— Provided records —
====================

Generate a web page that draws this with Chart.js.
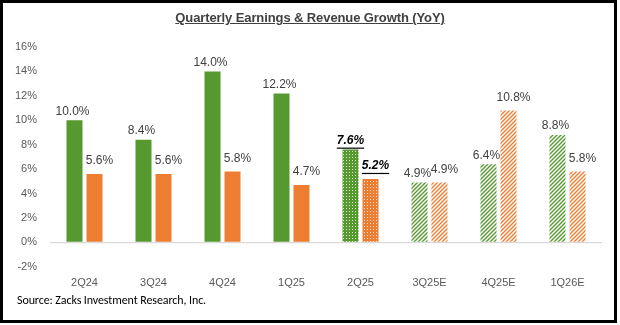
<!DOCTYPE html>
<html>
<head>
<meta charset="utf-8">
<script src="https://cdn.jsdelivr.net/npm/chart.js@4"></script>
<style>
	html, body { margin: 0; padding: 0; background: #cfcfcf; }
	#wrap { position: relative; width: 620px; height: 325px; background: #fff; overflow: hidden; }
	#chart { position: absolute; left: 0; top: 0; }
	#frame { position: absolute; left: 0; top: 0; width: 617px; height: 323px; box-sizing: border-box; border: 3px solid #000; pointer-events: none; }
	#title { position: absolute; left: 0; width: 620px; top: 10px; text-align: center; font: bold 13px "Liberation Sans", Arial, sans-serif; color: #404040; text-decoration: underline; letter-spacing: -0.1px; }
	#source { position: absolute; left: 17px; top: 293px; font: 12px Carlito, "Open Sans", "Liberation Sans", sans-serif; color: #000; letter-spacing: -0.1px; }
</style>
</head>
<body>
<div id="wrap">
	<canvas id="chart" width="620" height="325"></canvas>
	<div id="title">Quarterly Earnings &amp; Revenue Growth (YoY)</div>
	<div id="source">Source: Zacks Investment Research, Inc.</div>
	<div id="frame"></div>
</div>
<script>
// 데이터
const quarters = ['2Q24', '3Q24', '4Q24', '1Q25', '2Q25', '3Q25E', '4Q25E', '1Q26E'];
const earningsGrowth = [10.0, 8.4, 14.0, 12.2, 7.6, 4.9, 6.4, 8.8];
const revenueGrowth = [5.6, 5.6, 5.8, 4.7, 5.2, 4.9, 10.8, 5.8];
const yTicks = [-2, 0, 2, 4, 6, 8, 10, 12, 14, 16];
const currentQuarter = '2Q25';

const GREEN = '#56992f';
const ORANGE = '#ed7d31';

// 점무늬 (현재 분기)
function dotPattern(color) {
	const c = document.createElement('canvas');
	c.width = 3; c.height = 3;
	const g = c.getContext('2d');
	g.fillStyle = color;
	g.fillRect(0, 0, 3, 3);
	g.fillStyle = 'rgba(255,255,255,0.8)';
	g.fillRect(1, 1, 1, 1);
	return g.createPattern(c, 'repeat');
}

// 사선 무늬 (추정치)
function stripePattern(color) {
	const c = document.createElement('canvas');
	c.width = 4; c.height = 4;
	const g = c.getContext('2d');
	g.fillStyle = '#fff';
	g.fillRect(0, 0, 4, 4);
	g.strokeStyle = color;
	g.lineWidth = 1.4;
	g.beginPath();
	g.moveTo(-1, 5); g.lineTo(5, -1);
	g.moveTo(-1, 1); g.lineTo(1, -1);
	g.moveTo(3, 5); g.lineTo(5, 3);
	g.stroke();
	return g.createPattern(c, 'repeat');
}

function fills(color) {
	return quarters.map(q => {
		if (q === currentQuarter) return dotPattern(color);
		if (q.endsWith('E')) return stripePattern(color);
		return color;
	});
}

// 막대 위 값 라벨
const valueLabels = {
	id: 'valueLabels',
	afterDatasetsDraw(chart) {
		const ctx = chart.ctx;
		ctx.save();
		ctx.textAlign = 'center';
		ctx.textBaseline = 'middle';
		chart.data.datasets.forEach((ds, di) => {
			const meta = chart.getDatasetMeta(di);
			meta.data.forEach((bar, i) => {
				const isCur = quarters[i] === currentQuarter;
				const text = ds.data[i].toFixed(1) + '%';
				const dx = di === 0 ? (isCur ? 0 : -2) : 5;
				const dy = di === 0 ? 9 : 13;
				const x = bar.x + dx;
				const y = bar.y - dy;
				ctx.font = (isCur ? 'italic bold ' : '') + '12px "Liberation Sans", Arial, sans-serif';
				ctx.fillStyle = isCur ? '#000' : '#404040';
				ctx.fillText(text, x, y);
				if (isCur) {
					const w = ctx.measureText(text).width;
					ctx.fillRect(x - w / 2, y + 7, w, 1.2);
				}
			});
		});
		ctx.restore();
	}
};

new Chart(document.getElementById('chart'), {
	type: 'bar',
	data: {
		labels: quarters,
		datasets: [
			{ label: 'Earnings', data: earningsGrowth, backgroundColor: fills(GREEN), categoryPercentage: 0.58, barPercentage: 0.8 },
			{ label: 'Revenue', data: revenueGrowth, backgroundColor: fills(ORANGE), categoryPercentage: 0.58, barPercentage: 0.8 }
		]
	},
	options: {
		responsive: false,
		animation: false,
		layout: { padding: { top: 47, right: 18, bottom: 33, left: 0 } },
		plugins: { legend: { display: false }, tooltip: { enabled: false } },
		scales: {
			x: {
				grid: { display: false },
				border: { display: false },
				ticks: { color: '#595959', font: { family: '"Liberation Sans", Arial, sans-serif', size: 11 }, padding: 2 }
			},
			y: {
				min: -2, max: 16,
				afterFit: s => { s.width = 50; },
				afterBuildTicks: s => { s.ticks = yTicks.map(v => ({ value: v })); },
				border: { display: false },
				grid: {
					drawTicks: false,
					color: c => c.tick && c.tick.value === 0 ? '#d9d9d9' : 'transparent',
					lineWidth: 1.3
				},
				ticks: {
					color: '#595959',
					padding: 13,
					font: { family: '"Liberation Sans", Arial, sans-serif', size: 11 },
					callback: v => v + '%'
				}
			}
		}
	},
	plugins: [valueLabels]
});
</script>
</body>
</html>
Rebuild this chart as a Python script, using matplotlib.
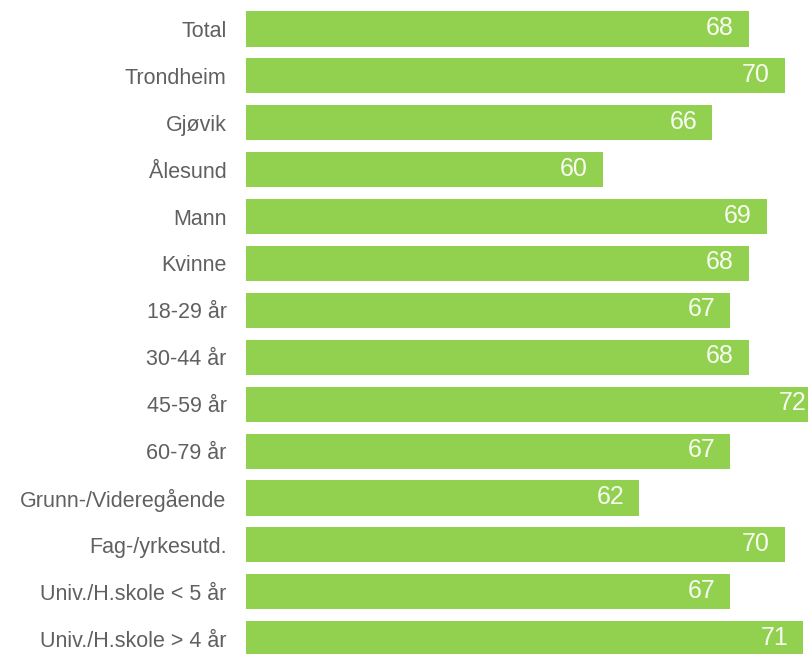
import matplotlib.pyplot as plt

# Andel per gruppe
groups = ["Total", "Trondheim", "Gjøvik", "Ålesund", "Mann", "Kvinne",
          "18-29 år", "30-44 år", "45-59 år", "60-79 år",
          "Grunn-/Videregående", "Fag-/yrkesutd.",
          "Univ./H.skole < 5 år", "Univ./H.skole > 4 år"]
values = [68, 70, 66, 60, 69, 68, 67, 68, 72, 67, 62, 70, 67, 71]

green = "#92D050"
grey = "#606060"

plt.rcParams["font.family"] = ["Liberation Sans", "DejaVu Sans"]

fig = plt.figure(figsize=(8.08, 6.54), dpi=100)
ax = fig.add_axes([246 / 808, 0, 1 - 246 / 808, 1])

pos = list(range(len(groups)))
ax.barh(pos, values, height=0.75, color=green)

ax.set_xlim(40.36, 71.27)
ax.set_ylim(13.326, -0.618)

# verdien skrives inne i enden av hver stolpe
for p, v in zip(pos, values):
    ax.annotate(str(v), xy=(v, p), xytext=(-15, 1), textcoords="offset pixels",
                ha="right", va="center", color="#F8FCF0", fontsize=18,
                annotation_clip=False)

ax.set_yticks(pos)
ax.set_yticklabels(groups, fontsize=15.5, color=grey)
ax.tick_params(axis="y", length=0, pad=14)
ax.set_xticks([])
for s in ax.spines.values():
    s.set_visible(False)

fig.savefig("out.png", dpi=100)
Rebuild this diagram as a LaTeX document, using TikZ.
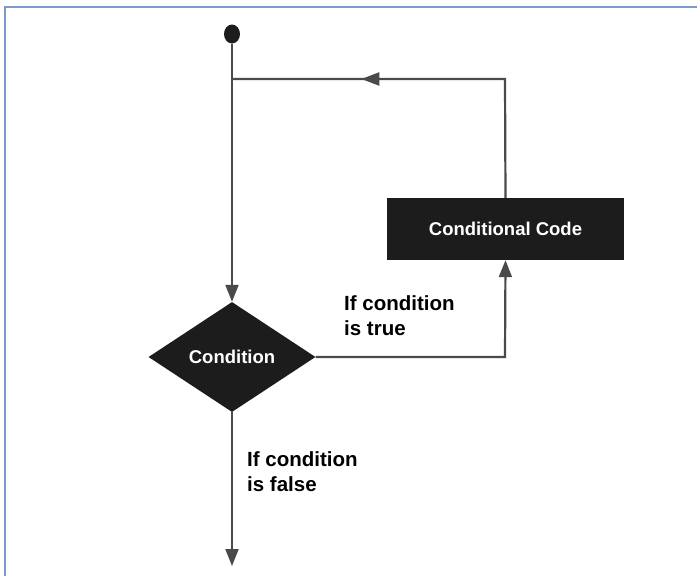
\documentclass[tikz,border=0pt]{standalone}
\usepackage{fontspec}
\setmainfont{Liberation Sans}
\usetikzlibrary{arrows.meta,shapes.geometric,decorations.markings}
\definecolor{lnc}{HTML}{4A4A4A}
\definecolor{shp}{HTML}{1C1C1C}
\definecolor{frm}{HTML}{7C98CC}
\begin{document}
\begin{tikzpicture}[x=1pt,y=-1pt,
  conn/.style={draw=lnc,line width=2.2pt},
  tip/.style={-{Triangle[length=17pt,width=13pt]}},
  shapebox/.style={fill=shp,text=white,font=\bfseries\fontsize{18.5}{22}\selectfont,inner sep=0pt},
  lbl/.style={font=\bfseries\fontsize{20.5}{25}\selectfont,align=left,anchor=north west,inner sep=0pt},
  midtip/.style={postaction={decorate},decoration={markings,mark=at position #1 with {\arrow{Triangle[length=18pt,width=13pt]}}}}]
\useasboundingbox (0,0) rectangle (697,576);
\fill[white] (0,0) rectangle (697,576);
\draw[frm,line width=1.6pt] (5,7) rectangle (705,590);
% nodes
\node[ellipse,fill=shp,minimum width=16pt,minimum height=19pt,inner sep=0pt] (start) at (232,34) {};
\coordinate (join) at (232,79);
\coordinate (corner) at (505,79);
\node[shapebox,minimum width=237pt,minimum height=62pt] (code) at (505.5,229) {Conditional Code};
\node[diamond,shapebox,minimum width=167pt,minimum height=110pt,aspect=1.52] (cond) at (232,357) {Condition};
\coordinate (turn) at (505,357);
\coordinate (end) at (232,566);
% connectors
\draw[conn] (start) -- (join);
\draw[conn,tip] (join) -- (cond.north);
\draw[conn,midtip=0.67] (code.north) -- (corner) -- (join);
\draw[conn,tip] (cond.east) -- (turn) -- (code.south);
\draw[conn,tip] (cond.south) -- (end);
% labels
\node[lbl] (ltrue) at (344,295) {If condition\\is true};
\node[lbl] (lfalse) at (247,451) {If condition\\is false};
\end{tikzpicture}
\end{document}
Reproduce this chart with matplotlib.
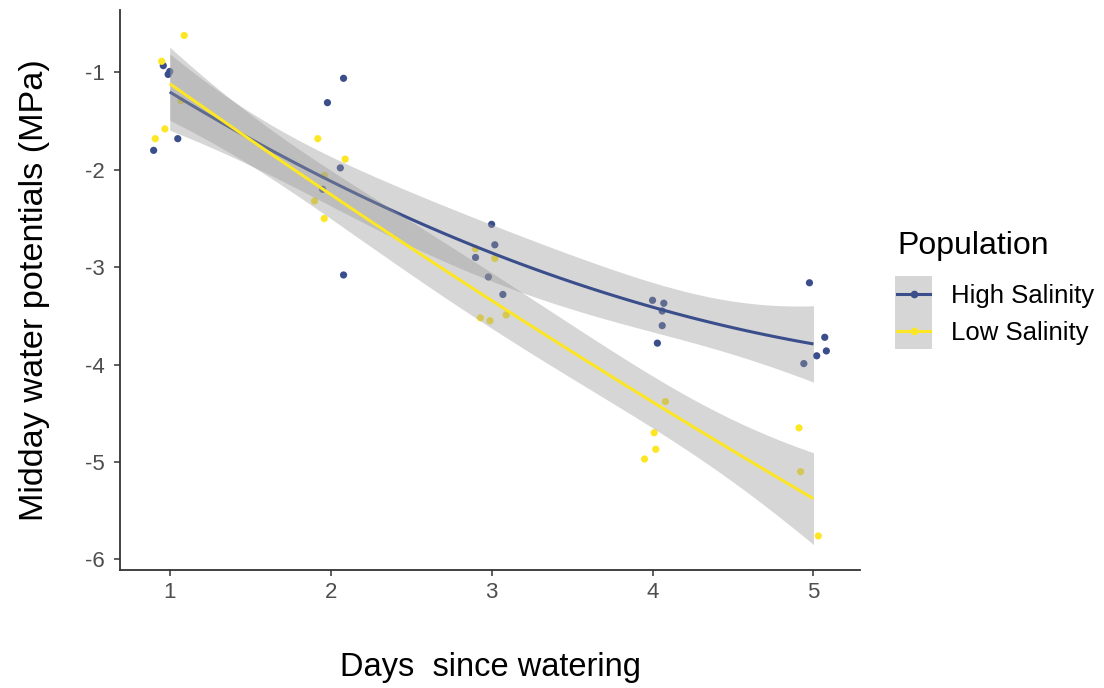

====================

— Directions —
Reproduce, starting at the line containing "Rebuild this chart" and stopping after the line containing "annotation_clip=False)", each of those lines exactly and no others; leave pictures out.

— Output for this task —
Rebuild this chart as a Python script, using matplotlib.
import matplotlib.pyplot as plt

# Andel per gruppe
groups = ["Total", "Trondheim", "Gjøvik", "Ålesund", "Mann", "Kvinne",
          "18-29 år", "30-44 år", "45-59 år", "60-79 år",
          "Grunn-/Videregående", "Fag-/yrkesutd.",
          "Univ./H.skole < 5 år", "Univ./H.skole > 4 år"]
values = [68, 70, 66, 60, 69, 68, 67, 68, 72, 67, 62, 70, 67, 71]

green = "#92D050"
grey = "#606060"

plt.rcParams["font.family"] = ["Liberation Sans", "DejaVu Sans"]

fig = plt.figure(figsize=(8.08, 6.54), dpi=100)
ax = fig.add_axes([246 / 808, 0, 1 - 246 / 808, 1])

pos = list(range(len(groups)))
ax.barh(pos, values, height=0.75, color=green)

ax.set_xlim(40.36, 71.27)
ax.set_ylim(13.326, -0.618)

# verdien skrives inne i enden av hver stolpe
for p, v in zip(pos, values):
    ax.annotate(str(v), xy=(v, p), xytext=(-15, 1), textcoords="offset pixels",
                ha="right", va="center", color="#F8FCF0", fontsize=18,
                annotation_clip=False)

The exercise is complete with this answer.